One million United Auto Workers can now decide if they want to directly elect their leadership, which is currently chosen by delegates.

MILAN, Ill. — Beginning Tuesday, nearly one million United Auto Workers uinon members began receiving ballots regarding a union-wide vote. The big question: Should union members be able to directly elect their leadership?

Ballots went out Tuesday, Oct. 19 and are due back by Monday, Nov. 29. 

Currently, the union's 400,000 working members and roughly 600,000 retirees have no say in their representation or leadership. Holders of each four-year term within the union are chosen through delegates. Consequently, a so-called "Administration Caucus" has created a tightly-controlled political landscape within the union.  

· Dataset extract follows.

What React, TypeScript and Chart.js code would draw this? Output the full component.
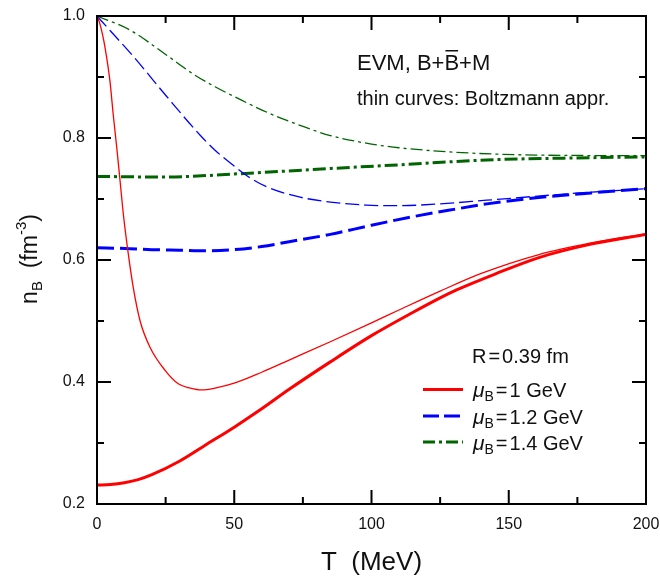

Scott Houldieson, a union member at a Ford plant in Chicago, said frustration towards UAW leaders has been boiling over for years. 

"The membership is fed up with the representation that they're getting from this international union," he said. "The UAW has not been very forthcoming about this vote happening. But it's here, it's on us." 

Houldieson, like many union members, claimed the contracts negotiated by the UAW have been conceding more to big companies and less to laborers. He said that's evident in the latest contract negotiated between Deere & Company and the UAW. When union members voted on approval of the contract earlier this month, it failed by 90%. 

"It's very uncommon for a contract that's promoted by the union to be voted down by 90%. That just doesn't happen very often. But it's happened twice this year," said Houldieson. "It's happened with Volvo, and now, it's happened with Deere. They were obviously frustrated with the contract that they were offered." 

On top of negotiation frustration, the union has been rocked with a series of corruption scandals over the past few years. In 2017, several top UAW officials were charged with embezzling, accepting bribes and misusing funds. Former UAW regional director Vance Pearson and former presidents Dennis Williams and Gary Jones have all been sentenced to prison. 

On the picket lines, union members said they're just as frustrated with the UAW leadership as they are with Deere. One worker in Waterloo, speaking anonymously to News 8, said she doesn't feel as though the union is for her anymore. 

"People are very angry about it. They feel like the UAW is not for us anymore, and we don't feel like the locals are any better," she said. "We don't feel they're looking out for us. They're looking out for themselves." 

That's precisely why Houldieson hopes union members vote for direct representation. 

"We're going to get a chance to decide whether we want to continue with the convention system of electing officers or switch to a direct voting system where every UAW member will have the opportunity to vote on who represents them at the highest levels of our union, including the president," he said.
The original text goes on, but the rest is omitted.